Sen. Ben Cardin said Wednesday he is optimistic that the supercommittee will fix the Sustainable Growth Rate formula.
“We have to start with a realistic budget baseline,” the Maryland Democrat told about 500 National Institutes of Health employees at a town hall meeting on the agency’s main campus in Bethesda, Md.
Repealing the SGR is estimated to cost about $350 billion over the next decade, but wouldn’t have to be offset to meet the supercommittee’s goal of $1.2 trillion if the Bowles-Simpson baseline is used, Cardin said.
Speaking with reporters after the meeting, Cardin also said he would oppose any effort to raise the Medicare retirement age, whether President Barack Obama endorses it in his speech next week or the supercommittee does later this year.
Instead, the Democrat, who sits on the budget and finance committees, said he hopes for a “grand bargain” of $2.7 trillion without further cuts to discretionary spending, such as the two-year pay freeze for federal employees agreed to earlier this year.
He said $1 trillion could come from bringing the troops back from the Middle East and closing tax loopholes for corporations and the wealthy.

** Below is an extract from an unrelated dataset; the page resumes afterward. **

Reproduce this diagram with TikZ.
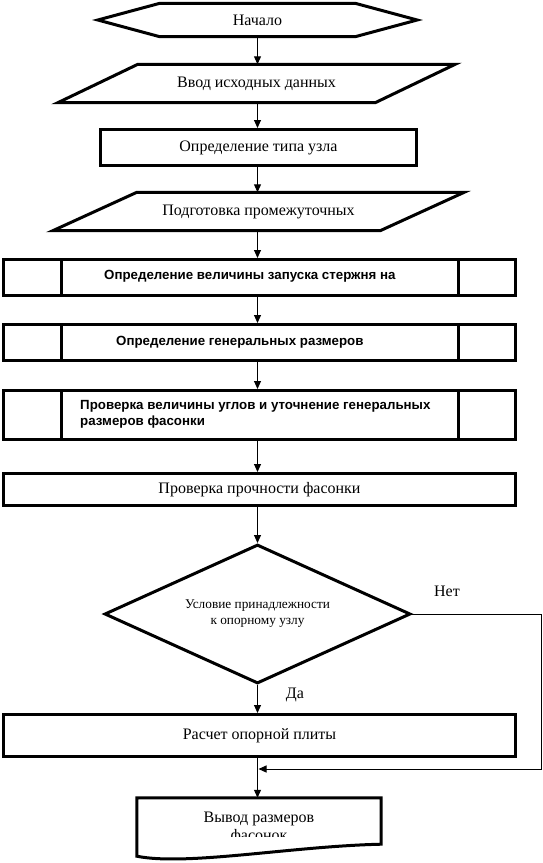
\documentclass[tikz,border=0pt]{standalone}
\usepackage{fontspec}
\setmainfont{Liberation Serif}
\newfontfamily\arialfont{Liberation Sans}
\usepackage{tikz}
\usetikzlibrary{arrows.meta, calc, shapes.geometric}

\begin{document}
\begin{tikzpicture}[x=1pt, y=-1pt,
  box/.style={draw, line width=3pt, inner sep=0pt, font=\fontsize{16}{18}\selectfont},
  frame/.style={inner sep=0pt, font=\fontsize{16}{18}\selectfont},
  outline/.style={line width=3pt, line join=miter},
  arrow/.style={line width=1pt, -{Triangle[width=7pt,length=8pt]}},
  bold/.style={font=\arialfont\bfseries\fontsize{13.3}{16}\selectfont, inner sep=0pt},
  small/.style={font=\fontsize{13.3}{16}\selectfont, align=center}]
\useasboundingbox (0,0) rectangle (543,863);
\coordinate (axis) at (257.5,0);

% start, input
\node[frame, minimum width=195pt, minimum height=33pt] (start) at (257.5,20) {Начало};
\draw[outline] (start.north west) -- (start.north east) -- ($(start.east)+(62,0)$)
  -- (start.south east) -- (start.south west) -- ($(start.west)+(-62,0)$) -- cycle;
\node[frame, minimum width=237pt, minimum height=38pt] (input) at (256.5,83.5) {Ввод исходных данных};
\draw[outline] (input.north west) -- ($(input.north east)+(80,0)$)
  -- (input.south east) -- ($(input.south west)+(-80,0)$) -- cycle;

\node[box, minimum width=316pt, minimum height=36pt] (type) at (258.5,147.5) {Определение типа узла};

\node[frame, minimum width=243pt, minimum height=38pt] (prep) at (258.5,211.5) {Подготовка промежуточных};
\draw[outline] (prep.north west) -- ($(prep.north east)+(84,0)$)
  -- (prep.south east) -- ($(prep.south west)+(-84,0)$) -- cycle;

% predefined processes
\node[box, minimum width=512pt, minimum height=36pt] (b1) at (259.5,277.5) {};
\node[box, minimum width=512pt, minimum height=36pt] (b2) at (259.5,342.5) {};
\node[box, minimum width=512pt, minimum height=49pt] (b3) at (259.5,415) {};
\foreach \b in {b1,b2,b3} {
  \draw[outline] ($(\b.north west)+(59,0)$) -- ($(\b.south west)+(59,0)$);
  \draw[outline] ($(\b.north east)+(-59,0)$) -- ($(\b.south east)+(-59,0)$);
}
\node[bold, anchor=west] (b1-text) at (104,276) {Определение величины запуска стержня на};
\node[bold, anchor=west] (b2-text) at (116,342) {Определение генеральных размеров};
\node[bold, anchor=west, align=left] (b3-text) at (80,414)
  {Проверка величины углов и уточнение генеральных\\размеров фасонки};

\node[box, minimum width=512pt, minimum height=32pt] (strength) at (259.5,489.5) {Проверка прочности фасонки};

% condition
\node[draw, diamond, aspect=2.2, line width=3pt, inner sep=0pt, minimum width=306pt, minimum height=139pt, small]
  (cond) at (257.5,614) {Условие принадлежности\\к опорному узлу};
\node[frame] (no) at (447,591) {Нет};
\node[frame] (yes) at (295,695) {Да};

\node[box, minimum width=512pt, minimum height=42pt] (plate) at (259.5,735.5) {Расчет опорной плиты};

% output document
\node[frame, minimum width=244pt, minimum height=46pt] (out) at (259,821) {};
\draw[outline] (out.north west) -- (out.north east) -- (out.south east)
  .. controls ($(out.south east)+(-90,2)$) and ($(out.south west)+(50,22)$) .. ($(out.south west)+(0,12)$) -- cycle;
\begin{scope}
  \clip (out.north west) rectangle ($(out.north east)+(0,39)$);
  \node[frame, align=center] (out-text) at (259,828) {Вывод размеров\\фасонок};
\end{scope}

% connectors
\foreach \a/\b in {start/input, input/type, type/prep, prep/b1, b1/b2, b2/b3,
                   b3/strength, strength/cond, cond/plate, plate/out}
  \draw[arrow] (\a.south -| axis) -- (\b.north -| axis);
\coordinate (join) at (258.5,769);
\coordinate (rim) at (541,0);
\draw[arrow] (cond.east) -- (cond.east -| rim) |- (join);
\end{tikzpicture}
\end{document}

Cardin also said he hopes the Congressional Budget Office will be more generous this fall in scoring savings from quality and efficiency measures in the Affordable Care Act.
Federal employees are under attack in the “partisan bickering” over the debt negotiations, he said, “but the federal workforce did not cause our budget problems.” Reassuring the NIH employees, Cardin said he hopes to shield them from further cuts.